One of the most damning accusations levelled by Murdaugh’s attorneys against her centred around the dismissal of juror number 785, just hours before jury deliberations began.

According to Murdaugh’s attorneys, Ms Hill “invented a story about a Facebook post to remove a juror she believed might not vote guilty”.

Murdaugh’s attorneys filed a motion for a retrial claiming that Ms Hill had tampered with jurors (The State Newspaper, 2024)
Murdaugh’s attorneys filed a motion for a retrial claiming that Ms Hill had tampered with jurors (The State Newspaper, 2024)

Judge Clifton Newman, who oversaw the murder trial, removed the female juror from the panel for allegedly discussing the case with at least three other people outside of the court. The woman then prompted some light-hearted – and widely-reported – relief when she asked to pick up her “dozen eggs” from the jury room before she left.

According to the motion, Ms Hill had gone to Judge Newman on 27 February – the day after Murdaugh testified – claiming that she had seen a post in the local Facebook group “Walterboro Word of Mouth” from juror 785’s former husband, Tim Stone.

The post purportedly claimed that the juror was drinking with her ex-husband and, when she became drunk, she expressed her views on whether Murdaugh was innocent or guilty. A follow-up post from an account called Timothy Stone apologised for the post saying that he was driven by “Satan”.

In a court filing, Murdaugh’s attorneys claimed that the Mr Stone behind the Facebook posts was actually a random Georgia man who was ranting about his wife’s aunt – and has no connection to the case. Murdaugh’s attorneys had claimed that – based on these allegations – he should be granted a new murder trial.

At the retrial hearing, Judge Toal called the jurors to the stand one by one and questioned them about potential comments that may have tainted their verdict.
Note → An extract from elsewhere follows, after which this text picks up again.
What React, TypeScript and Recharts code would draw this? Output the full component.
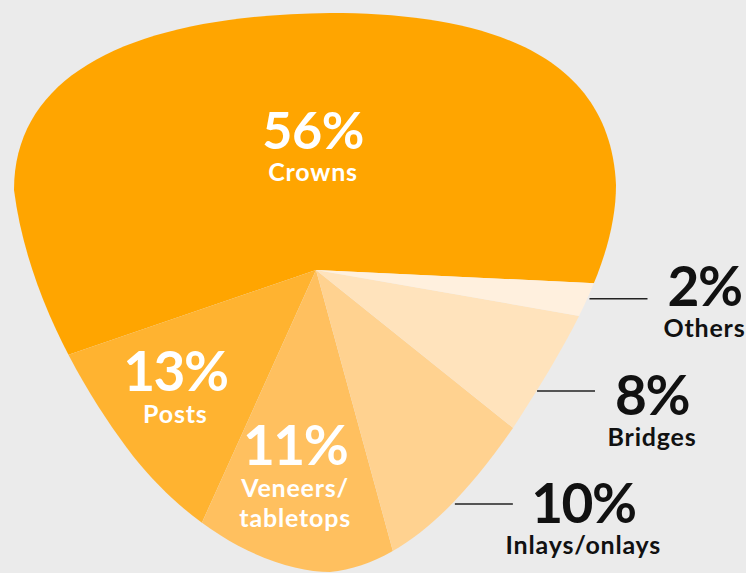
import { PieChart, Pie, Cell } from 'recharts';

const categories = ['Crowns', 'Posts', 'Veneers/tabletops', 'Inlays/onlays', 'Bridges', 'Others'];
const shares = [56, 13, 11, 10, 8, 2];
const nameLines = [['Crowns'], ['Posts'], ['Veneers/', 'tabletops'], ['Inlays/onlays'], ['Bridges'], ['Others']];
const colors = ['#FFA500', '#FFB330', '#FFC05F', '#FFD290', '#FFE3BC', '#FFF0DE'];

const data = categories.map((name, i) => ({ name, value: shares[i] }));

// rounded-triangle outline the pie is cut to
const blobPath =
  'M 14 190 C 14 70, 140 15, 330 13 C 480 13, 610 50, 616 185 ' +
  'C 616 260, 570 340, 513 428 C 460 505, 400 565, 330 572 ' +
  'C 280 572, 200 540, 133 456 C 90 400, 28 300, 14 190 Z';

// where each label sits, relative to its slice's mid angle
const labelSpots = [
  { inside: true, r: 140, da: -6.9, dy: 0 },
  { inside: true, r: 173, da: -6.7, dy: 0 },
  { inside: true, r: 176, da: -2.3, dy: 0 },
  { inside: false, r: 272, da: -2.6, dy: -1 },
  { inside: false, r: 252, da: -4.4, dy: 4 },
  { inside: false, r: 275, da: 0.3, dy: -13 },
];

const RAD = Math.PI / 180;
const FONT = 'Lato, "Open Sans", sans-serif';

function renderLabel(props: any) {
  const { cx, cy, midAngle, index } = props;
  const spot = labelSpots[index];
  const a = (midAngle + spot.da) * RAD;
  const x = cx + spot.r * Math.cos(a);
  const y = cy - spot.r * Math.sin(a);
  const pct = `${shares[index]}%`;
  const lines = nameLines[index];

  if (spot.inside) {
    const numSize = index === 0 ? 52 : 55;
    const base = y + numSize * 0.36;
    return (
      <g key={`lbl-${index}`} fontFamily={FONT}>
        <text x={x} y={base} textAnchor="middle" fill="#fff" fontSize={numSize} fontWeight={700} letterSpacing={index === 0 ? -0.5 : -1.5}>
          {pct}
        </text>
        {lines.map((l, j) => (
          <text key={j} x={x} y={base + 32 + j * 30} textAnchor="middle" fill="#fff" fontSize={25} fontWeight={700} letterSpacing={0.8}>
            {l}
          </text>
        ))}
      </g>
    );
  }

  const lineEnd = x + 58;
  const halfW = (27 * (pct.length - 1) + 47) / 2;
  const tx = lineEnd + 20 + halfW;
  const base = y + spot.dy + 20;
  return (
    <g key={`lbl-${index}`} fontFamily={FONT}>
      <line x1={x} y1={y} x2={lineEnd} y2={y} stroke="#222" strokeWidth={1.5} />
      <text x={tx} y={base} textAnchor="middle" fill="#111" fontSize={55} fontWeight={700} letterSpacing={-1.5}>
        {pct}
      </text>
      {lines.map((l, j) => (
        <text key={j} x={tx} y={base + 31 + j * 30} textAnchor="middle" fill="#111" fontSize={25} fontWeight={700} letterSpacing={0.8}>
          {l}
        </text>
      ))}
    </g>
  );
}

export default function App() {
  return (
    <div style={{ position: 'absolute', left: 0, top: 0, width: 746, height: 573, background: '#EBEBEB' }}>
      <style>{`.blob-pie .recharts-sector { clip-path: url(#blob); }`}</style>
      <svg width={0} height={0} style={{ position: 'absolute' }}>
        <defs>
          <clipPath id="blob" clipPathUnits="userSpaceOnUse">
            <path d={blobPath} />
          </clipPath>
        </defs>
      </svg>
      <PieChart width={746} height={573} margin={{ top: 0, right: 0, bottom: 0, left: 0 }}>
        <Pie
          className="blob-pie"
          data={data}
          dataKey="value"
          nameKey="name"
          cx={316}
          cy={270}
          innerRadius={0}
          outerRadius={400}
          startAngle={-2.7}
          endAngle={357.3}
          stroke="none"
          label={renderLabel}
          labelLine={false}
          isAnimationActive={false}
        >
          {data.map((d, i) => (
            <Cell key={d.name} fill={colors[i]} />
          ))}
        </Pie>
      </PieChart>
    </div>
  );
}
A female juror, identified only as juror Z by Judge Toal, said that Ms Hill had told some of the jurors to “watch [Murdaugh] closely.

“To me, it felt like ... she made it feel like he was already guilty,” juror Z said.
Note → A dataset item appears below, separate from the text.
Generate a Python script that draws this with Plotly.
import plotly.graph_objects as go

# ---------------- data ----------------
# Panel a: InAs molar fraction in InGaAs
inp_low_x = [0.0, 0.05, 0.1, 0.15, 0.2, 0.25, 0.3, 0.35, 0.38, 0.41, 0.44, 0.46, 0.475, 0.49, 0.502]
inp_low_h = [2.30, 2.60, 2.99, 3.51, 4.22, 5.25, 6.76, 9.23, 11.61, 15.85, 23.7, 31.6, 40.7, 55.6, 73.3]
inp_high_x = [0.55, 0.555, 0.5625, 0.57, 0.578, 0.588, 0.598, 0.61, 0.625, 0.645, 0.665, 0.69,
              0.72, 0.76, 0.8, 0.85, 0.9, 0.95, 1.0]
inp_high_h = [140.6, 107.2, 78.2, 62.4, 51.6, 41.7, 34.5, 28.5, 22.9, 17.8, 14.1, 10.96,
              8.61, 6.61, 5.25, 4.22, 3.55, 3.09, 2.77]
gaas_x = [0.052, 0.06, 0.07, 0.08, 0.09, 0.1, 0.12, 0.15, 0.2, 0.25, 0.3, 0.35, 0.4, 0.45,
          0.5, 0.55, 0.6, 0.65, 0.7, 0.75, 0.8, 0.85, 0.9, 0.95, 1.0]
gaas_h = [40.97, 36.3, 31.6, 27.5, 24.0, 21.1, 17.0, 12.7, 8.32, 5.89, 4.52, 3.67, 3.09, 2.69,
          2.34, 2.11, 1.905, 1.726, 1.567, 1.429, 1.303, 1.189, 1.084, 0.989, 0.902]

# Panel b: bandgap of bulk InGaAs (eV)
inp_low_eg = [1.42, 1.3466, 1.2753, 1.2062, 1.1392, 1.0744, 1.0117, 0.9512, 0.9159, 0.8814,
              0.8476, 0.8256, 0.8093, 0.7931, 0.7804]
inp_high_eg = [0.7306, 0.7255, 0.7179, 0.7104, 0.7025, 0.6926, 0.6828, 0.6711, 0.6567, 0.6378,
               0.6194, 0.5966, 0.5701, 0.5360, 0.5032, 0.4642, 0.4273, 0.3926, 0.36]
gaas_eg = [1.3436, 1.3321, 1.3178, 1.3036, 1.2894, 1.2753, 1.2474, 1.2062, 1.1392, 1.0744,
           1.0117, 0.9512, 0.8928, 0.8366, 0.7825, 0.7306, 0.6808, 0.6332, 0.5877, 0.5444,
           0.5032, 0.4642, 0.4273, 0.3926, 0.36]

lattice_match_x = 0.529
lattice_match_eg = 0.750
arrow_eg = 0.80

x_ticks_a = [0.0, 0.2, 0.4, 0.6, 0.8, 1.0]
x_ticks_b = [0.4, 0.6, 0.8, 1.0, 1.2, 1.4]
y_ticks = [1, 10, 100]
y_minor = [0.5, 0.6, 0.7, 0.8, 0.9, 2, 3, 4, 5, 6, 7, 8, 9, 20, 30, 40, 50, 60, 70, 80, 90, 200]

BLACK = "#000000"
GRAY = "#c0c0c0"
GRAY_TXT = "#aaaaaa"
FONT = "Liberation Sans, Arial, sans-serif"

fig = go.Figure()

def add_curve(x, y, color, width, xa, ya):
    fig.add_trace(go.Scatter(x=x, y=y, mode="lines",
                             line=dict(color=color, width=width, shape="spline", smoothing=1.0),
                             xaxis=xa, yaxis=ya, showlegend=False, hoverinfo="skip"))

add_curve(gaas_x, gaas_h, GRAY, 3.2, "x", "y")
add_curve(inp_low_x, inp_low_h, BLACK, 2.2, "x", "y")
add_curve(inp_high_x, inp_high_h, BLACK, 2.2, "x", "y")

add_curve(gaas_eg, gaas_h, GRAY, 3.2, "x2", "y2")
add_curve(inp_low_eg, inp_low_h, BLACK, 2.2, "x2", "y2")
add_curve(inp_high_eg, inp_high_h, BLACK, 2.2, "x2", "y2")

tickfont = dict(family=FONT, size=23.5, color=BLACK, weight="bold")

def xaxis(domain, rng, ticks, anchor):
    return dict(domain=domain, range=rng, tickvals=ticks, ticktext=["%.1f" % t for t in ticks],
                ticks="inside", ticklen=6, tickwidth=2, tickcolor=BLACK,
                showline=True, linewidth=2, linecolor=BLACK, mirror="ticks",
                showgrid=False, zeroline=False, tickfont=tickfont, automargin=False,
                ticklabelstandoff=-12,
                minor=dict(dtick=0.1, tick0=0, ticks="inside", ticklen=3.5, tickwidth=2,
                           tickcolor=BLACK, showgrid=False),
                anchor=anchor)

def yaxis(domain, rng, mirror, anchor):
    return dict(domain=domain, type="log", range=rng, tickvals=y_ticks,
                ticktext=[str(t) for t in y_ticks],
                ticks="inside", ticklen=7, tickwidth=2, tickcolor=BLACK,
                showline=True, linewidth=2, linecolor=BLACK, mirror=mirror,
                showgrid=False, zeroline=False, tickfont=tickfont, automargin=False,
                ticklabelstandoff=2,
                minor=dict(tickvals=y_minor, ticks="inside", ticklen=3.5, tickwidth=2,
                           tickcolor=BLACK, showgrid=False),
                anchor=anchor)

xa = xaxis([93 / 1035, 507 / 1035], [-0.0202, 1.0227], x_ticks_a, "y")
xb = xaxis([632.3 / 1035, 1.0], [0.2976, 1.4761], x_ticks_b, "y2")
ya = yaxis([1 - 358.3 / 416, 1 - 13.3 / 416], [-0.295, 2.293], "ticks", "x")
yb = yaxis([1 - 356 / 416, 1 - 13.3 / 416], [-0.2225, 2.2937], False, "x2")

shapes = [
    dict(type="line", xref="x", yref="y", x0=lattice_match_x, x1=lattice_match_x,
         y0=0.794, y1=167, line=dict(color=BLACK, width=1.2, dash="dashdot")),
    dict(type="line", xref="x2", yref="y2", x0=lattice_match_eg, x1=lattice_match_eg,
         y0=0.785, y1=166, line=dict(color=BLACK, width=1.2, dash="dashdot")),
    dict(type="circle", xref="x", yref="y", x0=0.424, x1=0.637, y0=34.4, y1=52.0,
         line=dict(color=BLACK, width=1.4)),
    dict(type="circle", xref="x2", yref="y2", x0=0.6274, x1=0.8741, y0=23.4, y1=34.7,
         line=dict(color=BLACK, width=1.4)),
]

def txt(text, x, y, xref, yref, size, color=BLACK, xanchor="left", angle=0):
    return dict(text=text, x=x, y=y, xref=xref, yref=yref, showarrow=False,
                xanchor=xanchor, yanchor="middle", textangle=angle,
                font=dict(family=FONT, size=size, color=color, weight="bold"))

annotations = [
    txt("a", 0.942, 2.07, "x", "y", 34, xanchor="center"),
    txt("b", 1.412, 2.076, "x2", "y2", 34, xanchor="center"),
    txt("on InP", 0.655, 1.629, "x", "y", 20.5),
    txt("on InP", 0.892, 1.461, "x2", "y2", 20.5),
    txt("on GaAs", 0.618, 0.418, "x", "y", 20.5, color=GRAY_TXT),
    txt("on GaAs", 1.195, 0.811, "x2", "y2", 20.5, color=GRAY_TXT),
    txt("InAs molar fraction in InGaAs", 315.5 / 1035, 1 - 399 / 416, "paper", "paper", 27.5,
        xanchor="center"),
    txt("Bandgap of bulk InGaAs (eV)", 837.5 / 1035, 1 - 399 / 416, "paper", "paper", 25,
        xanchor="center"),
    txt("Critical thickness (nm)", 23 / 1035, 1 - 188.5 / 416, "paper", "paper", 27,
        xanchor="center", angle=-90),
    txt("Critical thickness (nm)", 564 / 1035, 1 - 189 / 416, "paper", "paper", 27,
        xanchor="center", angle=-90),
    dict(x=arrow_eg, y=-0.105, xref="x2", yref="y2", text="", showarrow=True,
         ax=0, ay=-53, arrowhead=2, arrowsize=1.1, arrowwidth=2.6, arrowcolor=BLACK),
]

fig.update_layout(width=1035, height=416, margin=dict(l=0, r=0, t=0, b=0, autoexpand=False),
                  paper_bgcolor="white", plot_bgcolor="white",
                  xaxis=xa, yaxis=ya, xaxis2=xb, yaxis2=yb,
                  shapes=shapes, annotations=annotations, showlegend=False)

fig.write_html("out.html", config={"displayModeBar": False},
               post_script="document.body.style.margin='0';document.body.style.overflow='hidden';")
Judge Jean Toal, former South Carolina Supreme Court Justice, presides during a hearing on a motion for Alex Murdaugh’s retrial on 16 January (The State Newspaper, 2024)
Judge Jean Toal, former South Carolina Supreme Court Justice, presides during a hearing on a motion for Alex Murdaugh’s retrial on 16 January (The State Newspaper, 2024)

Other jurors who were questioned denied hearing inappropriate remarks made by Ms Hill, or being influenced by her comments. Juror E said that he heard Ms Hill say “watch [Murdaugh’s] body language”, but claimed that this did not affect his decision.

“I’m very, very reluctant to turn this hearing about juror contact into a wholesale exploration about every piece of conduct by the clerk alleged to have been improper on its own, indicative of her characteristics or personality, or anything of that nature,” Toal said at the time, and later adding, “This is not the trial of Ms. Hill.”

Following his conviction, Murdaugh continues to insist that he did not murder his wife and son in 2021.

While he was sentenced to life on those charges, he is also serving 27 years after admitting he stole $12m from his law firm and from clients in wrongful death and serious injury lawsuits. Murdaugh promised not to appeal that sentence as part of his plea deal.